Lymphotoxin administers a variety of activation signals in the innate immune response. LT-α is necessary for the expression of LT-α1-β2 on the cell surface as LT-α aids in the movement of LT-β to the cell surface to form LT-α1-β2. In the LT-α mediated signaling pathway, LT-α binds with LT-β to form the membrane-bound LT-α1-β2 complex. Binding of LT-α1-β2 to the LT-β receptor on the target cell can activate various signaling pathways in the effector cell such as the activation of the NF-κB pathway, a major signaling pathway that results in the release of additional pro-inflammatory cytokines essential for the innate response. The binding of lymphotoxin to LT-β receptors is essential for the recruitment of B cells and cytotoxic (CD8+) T cells to specific lymphoid sites to allow the clearing of antigen. Signaling of the LT-β receptors can also induce the differentiation of NK (natural killer) and NK-T cells, which are key players in the innate immune defense and in antiviral responses.

== Carcinogenic interactions==
Lymphotoxin has cytotoxic properties that can aid in the destruction of tumor cells and promote the death of cancerous cells. The activation of LT-β receptors causes an up-regulation of adhesion molecules and directs B and T cells to specific sites to destroy tumor cells. Studies using mice with an LT-α knockout found increased tumor growth in the absence of LT-αβ.

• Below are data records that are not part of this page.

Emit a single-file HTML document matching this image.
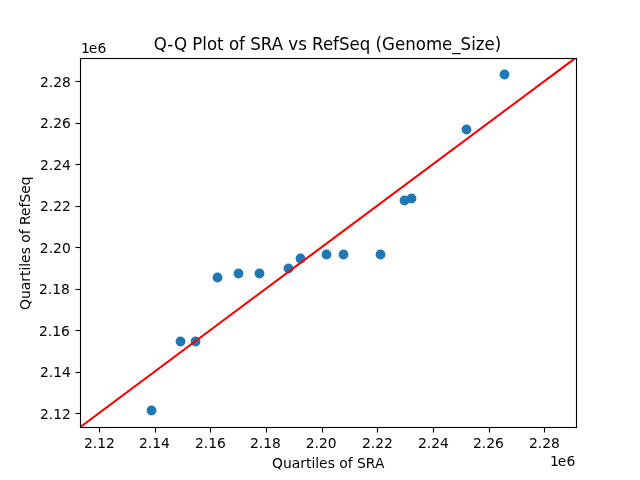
<!DOCTYPE html>
<html lang="en"><head><meta charset="utf-8"><title>Q-Q Plot of SRA vs RefSeq (Genome_Size)</title>
<style>html,body{margin:0;padding:0;background:#fff;}body{width:640px;height:480px;overflow:hidden;}svg{display:block;}text{font-family:"DejaVu Sans","Liberation Sans",sans-serif;fill:#000;}</style>
</head><body>
<svg width="640" height="480" viewBox="0 0 640 480">
<rect x="0" y="0" width="640" height="480" fill="#ffffff"/>
<defs><clipPath id="axclip"><rect x="80" y="58" width="496" height="369.2"/></clipPath></defs>
<g clip-path="url(#axclip)" fill="#1f77b4" stroke="none">
<circle cx="151.5" cy="410.5" r="4.911"/>
<circle cx="180.5" cy="341.5" r="4.911"/>
<circle cx="195.5" cy="341.5" r="4.911"/>
<circle cx="217.5" cy="277.5" r="4.911"/>
<circle cx="238.5" cy="273.5" r="4.911"/>
<circle cx="259.5" cy="273.5" r="4.911"/>
<circle cx="288.5" cy="268.5" r="4.911"/>
<circle cx="300.5" cy="258.5" r="4.911"/>
<circle cx="326.5" cy="254.5" r="4.911"/>
<circle cx="343.5" cy="254.5" r="4.911"/>
<circle cx="380.5" cy="254.5" r="4.911"/>
<circle cx="404.5" cy="200.5" r="4.911"/>
<circle cx="411.5" cy="198.5" r="4.911"/>
<circle cx="466.5" cy="129.5" r="4.911"/>
<circle cx="504.5" cy="74.5" r="4.911"/>
</g>
<g clip-path="url(#axclip)"><line x1="80" y1="427.2" x2="576" y2="57.6" stroke="#ff0000" stroke-width="2.12" stroke-linecap="square"/></g>
<g fill="#000000" stroke="none">
<rect x="98.9445" y="427.5000" width="1.111" height="5.0000"/>
<rect x="154.9445" y="427.5000" width="1.111" height="5.0000"/>
<rect x="209.9445" y="427.5000" width="1.111" height="5.0000"/>
<rect x="265.9445" y="427.5000" width="1.111" height="5.0000"/>
<rect x="321.9445" y="427.5000" width="1.111" height="5.0000"/>
<rect x="376.9445" y="427.5000" width="1.111" height="5.0000"/>
<rect x="432.9445" y="427.5000" width="1.111" height="5.0000"/>
<rect x="488.9445" y="427.5000" width="1.111" height="5.0000"/>
<rect x="543.9445" y="427.5000" width="1.111" height="5.0000"/>
<rect x="75.5000" y="80.9445" width="5.0000" height="1.111"/>
<rect x="75.5000" y="122.9445" width="5.0000" height="1.111"/>
<rect x="75.5000" y="163.9445" width="5.0000" height="1.111"/>
<rect x="75.5000" y="205.9445" width="5.0000" height="1.111"/>
<rect x="75.5000" y="246.9445" width="5.0000" height="1.111"/>
<rect x="75.5000" y="288.9445" width="5.0000" height="1.111"/>
<rect x="75.5000" y="329.9445" width="5.0000" height="1.111"/>
<rect x="75.5000" y="371.9445" width="5.0000" height="1.111"/>
<rect x="75.5000" y="412.9445" width="5.0000" height="1.111"/>
<rect x="79.9445" y="57.9450" width="1.111" height="370.1100"/>
<rect x="575.9445" y="57.9450" width="1.111" height="370.1100"/>
<rect x="79.9450" y="426.9445" width="497.1100" height="1.111"/>
<rect x="79.9450" y="57.9445" width="497.1100" height="1.111"/>
</g>
<g font-size="13.889px" text-anchor="middle">
<text x="99.43" y="448.0">2.12</text>
<text x="154.5" y="448.0">2.14</text>
<text x="210.5" y="448.0">2.16</text>
<text x="265.375" y="448.0">2.18</text>
<text x="321.125" y="448.0">2.20</text>
<text x="377.35" y="448.0">2.22</text>
<text x="433.45" y="448.0">2.24</text>
<text x="488.42" y="448.0">2.26</text>
<text x="544.5" y="448.0">2.28</text>
</g>
<g font-size="13.889px" text-anchor="end">
<text x="70.85" y="86.5">2.28</text>
<text x="70.85" y="127.5">2.26</text>
<text x="70.85" y="169.5">2.24</text>
<text x="70.85" y="210.5">2.22</text>
<text x="70.725" y="252.5">2.20</text>
<text x="69.95" y="293.5">2.18</text>
<text x="69.85" y="335.5">2.16</text>
<text x="70.85" y="376.5">2.14</text>
<text x="70.8" y="418.5">2.12</text>
</g>
<text x="80.900 88.636 97.431" y="53.0" font-size="13.889px">1e6</text>
<text x="549.900 557.636 566.431" y="466.0" font-size="13.889px">1e6</text>
<text x="328.25" y="467.7" font-size="13.889px" text-anchor="middle">Quartiles of SRA</text>
<text transform="translate(30.0,243.15) rotate(-90)" font-size="13.889px" text-anchor="middle">Quartiles of RefSeq</text>
<text transform="translate(327.5,49.8) scale(0.998,1.09)" font-size="16.667px" text-anchor="middle">Q-Q Plot of SRA vs RefSeq (Genome_Size)</text>
</svg>
</body></html>
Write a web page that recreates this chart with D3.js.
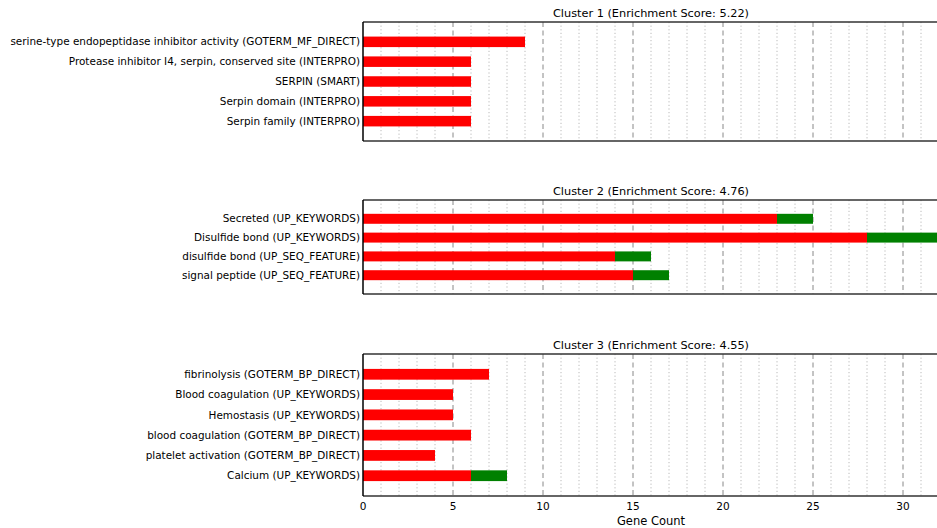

However, some studies using cancer models have found that a high expression of lymphotoxin can lead to increased growth of tumors and cancerous cell lines. The signaling of the LT-β receptor may induce the inflammatory properties of specific cancerous cell lines, and that the elimination of LT-β receptors may hinder tumor growth and lower inflammation. Mutations in the regulatory factors involved in lymphotoxin signaling may increase the risk of cancer development. One major instance is the continuous initiation of the NF-κB pathway due to an excessive binding of the LT-α1-β2 complex to LT-β receptors, which can lead to specific cancerous conditions including multiple myeloma and melanoma. As excessive inflammation can result in cell damage and a higher risk of the growth of cancer cells, mutations that affect the regulation of LT-α pro-inflammatory signaling pathways can increase the potential for cancer and tumor cell development.